A senior Iraqi military intelligence officer, speaking on condition of anonymity, told the AP that ISIS now has a "wide range of experts, both civilians and military" to help with this operation, though the officer would not say how many personnel it had or what the size of its budget was.

One Iraqi army general, also speaking on the condition of anonymity added that the Iraqi military had already distributed gas masks to troops deployed around Baghdad. A senior officer in Salahuddin province, north of Baghdad, said as many as 25 percent of the troops deployed there were equipped with masks, while Hakim al-Zamili, head of the Iraqi parliament's security and defense committee said that servicemen had received 1,000 protective suits from Russia, designed to withstand chemical attacks.

According to al-Zamili, Iraqi intelligence shows that ISIS has attracted chemical experts from Iraq and abroad. Some of the experts now working with ISIS reportedly also worked for the Saddam Hussein regime.

"Daesh (ISIS) is working very seriously to reach production of chemical weapons, particularly nerve gas," al-Zamili said. "That would threaten not just Iraq but the whole world."

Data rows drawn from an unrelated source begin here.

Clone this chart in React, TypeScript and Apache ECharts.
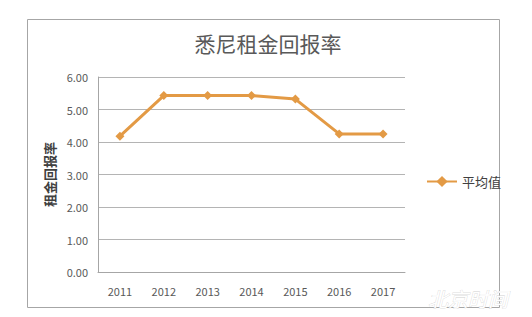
import React, { useEffect, useRef } from "react";
import * as echarts from "echarts";

const categories = ["2011", "2012", "2013", "2014", "2015", "2016", "2017"];
const averageValues = [4.18, 5.43, 5.43, 5.43, 5.32, 4.25, 4.25];
const seriesName = "平均值";
const titleText = "悉尼租金回报率";
const yAxisName = "租金回报率";

export default function App() {
  const ref = useRef<HTMLDivElement>(null);
  useEffect(() => {
    const chart = echarts.init(ref.current!, null, { renderer: "svg" });
    const font = "'Noto Sans CJK SC', 'Noto Sans', sans-serif";
    chart.setOption({
      animation: false,
      backgroundColor: "#ffffff",
      title: {
        text: titleText,
        left: 263,
        textAlign: "center",
        top: 27,
        textStyle: { fontFamily: font, fontSize: 21, fontWeight: "normal", color: "#595959" },
      },
      grid: { left: 98, right: 127, top: 77, bottom: 45, containLabel: false },
      legend: {
        data: [seriesName],
        left: 421,
        top: 170,
        itemWidth: 30,
        itemHeight: 14,
        itemGap: 4,
        textStyle: { fontFamily: font, fontSize: 13, color: "#404040" },
      },
      xAxis: {
        type: "category",
        data: categories,
        boundaryGap: true,
        axisLine: { show: true, lineStyle: { color: "#a6a6a6", width: 1 } },
        axisTick: { show: false },
        axisLabel: { fontFamily: font, fontSize: 11, color: "#595959", margin: 13 },
      },
      yAxis: {
        type: "value",
        min: 0,
        max: 6,
        interval: 1,
        name: yAxisName,
        nameLocation: "middle",
        nameGap: 40,
        nameRotate: 90,
        nameTextStyle: { fontFamily: font, fontSize: 13, fontWeight: "bold", color: "#404040" },
        axisLine: { show: true, lineStyle: { color: "#a6a6a6", width: 1 } },
        axisTick: { show: false },
        splitLine: { lineStyle: { color: "#b4b4b4", width: 1 } },
        axisLabel: {
          fontFamily: font,
          fontSize: 11,
          color: "#595959",
          margin: 10,
          formatter: (v: number) => v.toFixed(2),
        },
      },
      series: [
        {
          name: seriesName,
          type: "line",
          data: averageValues,
          symbol: "diamond",
          symbolSize: 9,
          lineStyle: { color: "#E39A45", width: 3 },
          itemStyle: { color: "#E39A45" },
        },
      ],
      graphic: [
        {
          type: "rect",
          shape: { x: 27.5, y: 19.5, width: 472, height: 288 },
          style: { fill: "none", stroke: "#a6a6a6", lineWidth: 1 },
          silent: true,
        },
        {
          type: "text",
          x: 428,
          y: 288,
          style: {
            text: "北京时间",
            font: "italic 20px 'Noto Sans CJK SC', sans-serif",
            fill: "#ffffff",
            stroke: "#d0d0d0",
            lineWidth: 0.6,
          },
          silent: true,
        },
      ],
    });
    return () => chart.dispose();
  }, []);
  return (
    <div
      ref={ref}
      style={{ position: "fixed", left: 0, top: 0, width: 532, height: 317 }}
    />
  );
}
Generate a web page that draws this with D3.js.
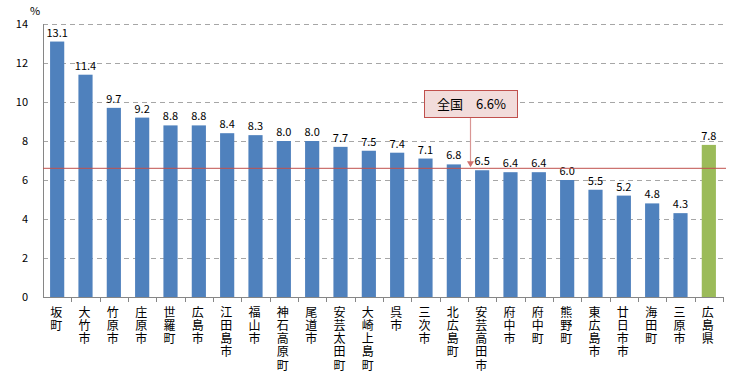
<!DOCTYPE html>
<html><head><meta charset="utf-8">
<script src="https://cdn.jsdelivr.net/npm/d3@7"></script>
<style>body{margin:0;background:#fff}svg{display:block}text{font-family:"Noto Sans CJK JP","DejaVu Sans",sans-serif}</style>
</head><body>
<script>
const categories = ["坂町","大竹市","竹原市","庄原市","世羅町","広島市","江田島市","福山市","神石高原町","尾道市","安芸太田町","大崎上島町","呉市","三次市","北広島町","安芸高田市","府中市","府中町","熊野町","東広島市","廿日市市","海田町","三原市","広島県"];
const values = [13.1,11.4,9.7,9.2,8.8,8.8,8.4,8.3,8.0,8.0,7.7,7.5,7.4,7.1,6.8,6.5,6.4,6.4,6.0,5.5,5.2,4.8,4.3,7.8];
const yTicks = [0,2,4,6,8,10,12,14];
const nationalValue = 6.6;
const nationalLabel = "全国　6.6%";

const W = 756, H = 379;
const m = {left:43, right:33, top:24, bottom:82};
const svg = d3.select("body").append("svg").attr("width",W).attr("height",H);
const x = d3.scaleBand().domain(categories).range([m.left, W-m.right]).paddingInner(0.5).paddingOuter(0.25);
const xb = d3.scaleBand().domain(categories).range([m.left, W-m.right]);
const y = d3.scaleLinear().domain([0,14]).range([H-m.bottom, m.top]);

// gridlines
svg.append("g").selectAll("line").data(yTicks.filter(d=>d>0)).join("line")
  .attr("x1",m.left).attr("x2",W-m.right).attr("y1",d=>y(d)+0.5).attr("y2",d=>y(d)+0.5)
  .attr("stroke","#a6a6a6").attr("stroke-dasharray","5,4");

// y labels
svg.append("g").selectAll("text").data(yTicks).join("text")
  .attr("x",28).attr("y",d=>y(d)+4).attr("text-anchor","end").attr("font-size",11).attr("fill","#000").text(d=>d);
svg.append("text").attr("x",30).attr("y",15).attr("font-size",11).text("%");

// bars
svg.append("g").selectAll("rect").data(values).join("rect")
  .attr("x",(d,i)=>x(categories[i])).attr("width",x.bandwidth())
  .attr("y",d=>y(d)).attr("height",d=>y(0)-y(d))
  .attr("fill",(d,i)=>i===categories.length-1?"#9bbb59":"#4f81bd");

// value labels
svg.append("g").selectAll("text").data(values).join("text")
  .attr("x",(d,i)=>x(categories[i])+x.bandwidth()/2).attr("y",d=>y(d)-5)
  .attr("text-anchor","middle").attr("font-size",11).text(d=>d.toFixed(1));

// axes
svg.append("line").attr("x1",m.left+0.5).attr("x2",m.left+0.5).attr("y1",y(14)).attr("y2",y(0)).attr("stroke","#868686");
svg.append("line").attr("x1",m.left).attr("x2",W-m.right).attr("y1",y(0)+0.5).attr("y2",y(0)+0.5).attr("stroke","#868686");
svg.append("g").selectAll("line").data(categories).join("line")
  .attr("x1",d=>Math.round(xb(d)+xb.bandwidth())+0.5).attr("x2",d=>Math.round(xb(d)+xb.bandwidth())+0.5)
  .attr("y1",y(0)).attr("y2",y(0)+5).attr("stroke","#868686");

// x labels vertical
svg.append("g").selectAll("text").data(categories).join("text")
  .attr("font-size",12)
  .style("writing-mode","vertical-rl").style("text-orientation","upright")
  .attr("letter-spacing",1.3)
  .attr("x",d=>xb(d)+xb.bandwidth()/2 - 1).attr("y",y(0)+9)
  .text(d=>d);

// national line
svg.append("line").attr("x1",m.left).attr("x2",W-m.right+3).attr("y1",y(nationalValue)).attr("y2",y(nationalValue))
  .attr("stroke","#c0504d").attr("stroke-width",1);

// annotation
const bx=424, by=90, bw=93, bh=27;
const ax = bx+bw/2;
svg.append("line").attr("x1",ax).attr("x2",ax).attr("y1",by+bh).attr("y2",y(nationalValue)-6).attr("stroke","#d99694").attr("stroke-width",1.2);
svg.append("path").attr("d",`M${ax-3.5},${y(nationalValue)-7}L${ax+3.5},${y(nationalValue)-7}L${ax},${y(nationalValue)-1}Z`).attr("fill","#d0706d");
svg.append("rect").attr("x",bx+0.5).attr("y",by+0.5).attr("width",bw).attr("height",bh)
  .attr("fill","#f2dcdb").attr("stroke","#c0504d");
svg.append("text").attr("x",bx+bw/2+1).attr("y",by+19).attr("text-anchor","middle").attr("font-size",13).text(nationalLabel);
</script>
</body></html>
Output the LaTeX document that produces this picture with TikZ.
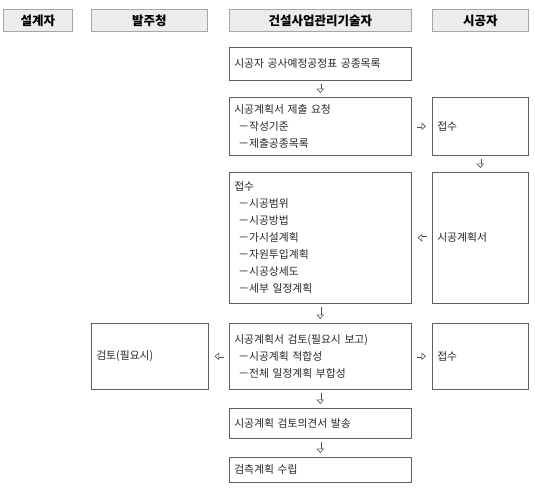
\documentclass[tikz,border=0pt]{standalone}
\usepackage{fontspec}
\newfontfamily\kr{Noto Sans CJK KR}
\usetikzlibrary{arrows.meta, positioning}
\newcommand{\dashitem}{\hspace*{4pt}－}

\begin{document}
\begin{tikzpicture}[
  x=1pt, y=-1pt,
  header/.style={draw=gray!70, fill=gray!15, line width=0.8pt, anchor=north west, minimum height=22pt, inner sep=0pt, font=\kr\bfseries\fontsize{12.5}{14}\selectfont},
  stepbox/.style={draw=gray!75!black, line width=0.6pt, anchor=north west, inner xsep=5pt, inner ysep=0pt, align=left, text=black!85, font=\kr\fontsize{10.8}{17}\selectfont},
  flow/.style={-{Triangle[open, length=4.5pt, width=7.5pt, line width=0.6pt]}, double=white, double distance=2pt, line width=0.6pt, draw=gray!60!black, shorten <=3.5pt, shorten >=4pt},
  sideflow/.style={flow, shorten <=5pt, shorten >=6pt},
]
  \useasboundingbox (0,0) rectangle (535,488);

  % Header row (one per role)
  \node[header, minimum width=69pt] (designer) at (3,9) {설계자};
  \node[header, minimum width=116pt] (owner) at (91,9) {발주청};
  \node[header, minimum width=182pt] (cm) at (229,9) {건설사업관리기술자};
  \node[header, minimum width=96pt] (builder) at (432,9) {시공자};

  % Submission request
  \node[stepbox, text width=172pt, minimum height=33pt] (sched) at (229,47) {시공자 공사예정공정표 공종목록};
  \node[stepbox, text width=172pt, minimum height=58pt] (request) at (229,97) {시공계획서 제출 요청\\ \dashitem 작성기준\\ \dashitem 제출공종목록};
  \node[stepbox, text width=86pt, minimum height=58pt] (accept1) at (432,97) {접수};

  % Plan received
  \node[stepbox, text width=172pt, minimum height=131pt] (receive) at (229,172) {접수\\ \dashitem 시공범위\\ \dashitem 시공방법\\ \dashitem 가시설계획\\ \dashitem 자원투입계획\\ \dashitem 시공상세도\\ \dashitem 세부 일정계획};
  \node[stepbox, text width=86pt, minimum height=131pt] (planbook) at (432,172) {시공계획서};

  % Review row
  \node[stepbox, text width=107pt, minimum height=66pt] (ownerreview) at (91,323) {검토(필요시)};
  \node[stepbox, text width=172pt, minimum height=66pt] (reviewbox) at (229,323) {시공계획서 검토(필요시 보고)\\ \dashitem 시공계획 적합성\\ \dashitem 전체 일정계획 부합성};
  \node[stepbox, text width=86pt, minimum height=66pt] (accept2) at (432,323) {접수};

  % Closing steps
  \node[stepbox, text width=172pt, minimum height=30pt] (opinion) at (229,408) {시공계획 검토의견서 발송};
  \node[stepbox, text width=172pt, minimum height=25pt] (inspect) at (229,457) {검측계획 수립};

  % Flow arrows
  \draw[flow] (sched) -- (request);
  \draw[sideflow] (request) -- (accept1);
  \draw[flow] (accept1) -- (planbook);
  \draw[sideflow] (planbook) -- (receive);
  \draw[flow] (receive) -- (reviewbox);
  \draw[sideflow] (reviewbox) -- (ownerreview);
  \draw[sideflow] (reviewbox) -- (accept2);
  \draw[flow] (reviewbox) -- (opinion);
  \draw[flow] (opinion) -- (inspect);
\end{tikzpicture}
\end{document}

Valls' office later clarified his statement to add that the prime minister was not citing any piece of intelligence he has encountered about the possibility of a chemical attack but that he simply believed that "we must not rule anything out."

Syrian President Bashar al-Assad's forces are known to have used chemical weapons during the Syrian civil war which started in 2011. In August the U.N. Security Council voted unanimously to investigate use of chemical weapons in Syria.

Kurdish fighters have accused ISIS of using chemical weapons in Iraq and most sides involved in the Syrian conflict have accused one another of using chemical weapons in fighting, however the restricted access of journalists and investigators to the region has made independent verification of who is responsible for chemical attacks, very difficult to verify.